8. Suites and Rooms: What’s included? Day-use rooms?

Most hotels will offer the bridal couple a bridal suite or villa. If possible, ask for two day-use rooms for your helpers. You don’t want all of them crowding into your room while you rest or do your makeup. If you are planning an extra change of attire during the reception, ask about a changing room on the same floor as your reception hall. Also ask about free full-day parking passes for your wedding party.

9. Facilities: Consider your guests’ experience

If you’re having multiple ceremonies in a day, think about where your guests will spend their time in between events. Is there a lounge? Are there enough sofas in the cocktail area? Is there a place for an after-party? Is there handicap facilities? Are there enough parking available? Do guests have to pay for parking and is there a flat fee? Also check to see if there are allocated VIP parking spots for the bridal car and your parents.

10. Settling the bill: Deposit and payment terms

Ideally, pay just the minimum deposit, and see if you can pay the balance on the day itself, especially if you are getting cash as gifts. It’s a much safer option. make sure you factor all cost including tax before signing the contract. Also ask about payment schedules and if it is flexible.

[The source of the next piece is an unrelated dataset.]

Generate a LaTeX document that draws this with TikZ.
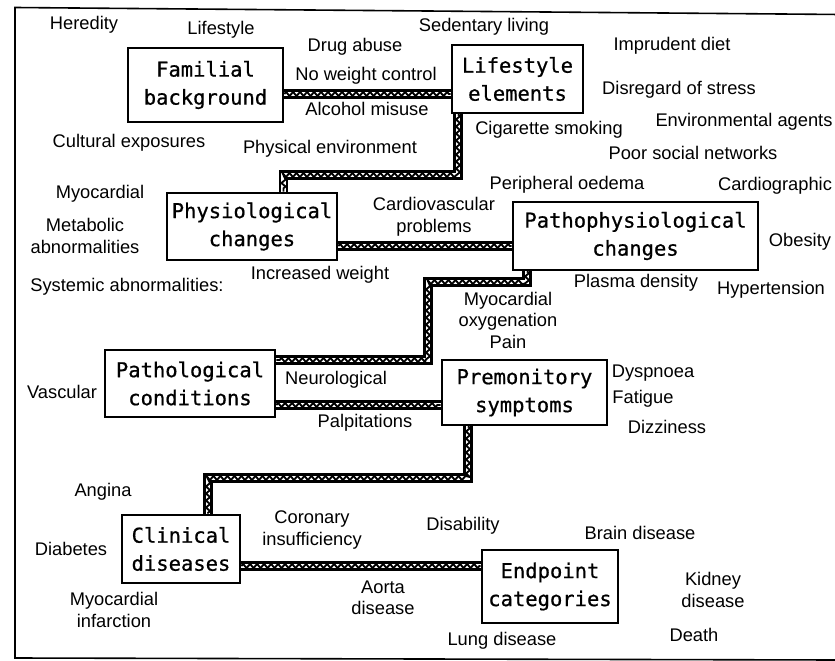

11. Confirmation: Read the fine print

Finally, ask when is the latest date to confirm your booking. Most venues give priority to the first person to block the date unless they fail to pay the deposit on time. Once you block the date, they are also obliged to let you know if someone else enquires about the same day. If you’re sure about a venue, you can book immediately, have them add your requests to the contract and ask them to email you a copy. If it’s a very big organisation, bear in mind that the person you talk to initially may not be the person you see on your wedding day, so make sure everything you have agreed on is in black and white. The preparation of the contract will give you some time before you have to pay the deposit, so look at your budget again to make sure you’re still on track. Just to be on the safe side, ask about cancellation policies as well.

Don’t make rash decisions, as mistakes could cost you. Read the contract carefully before you sign it. Many contracts have hidden clauses that will cost you more money down the line. Finally, stay on good terms with whomever you deal with, as you’ll need their continued assistance and cooperation.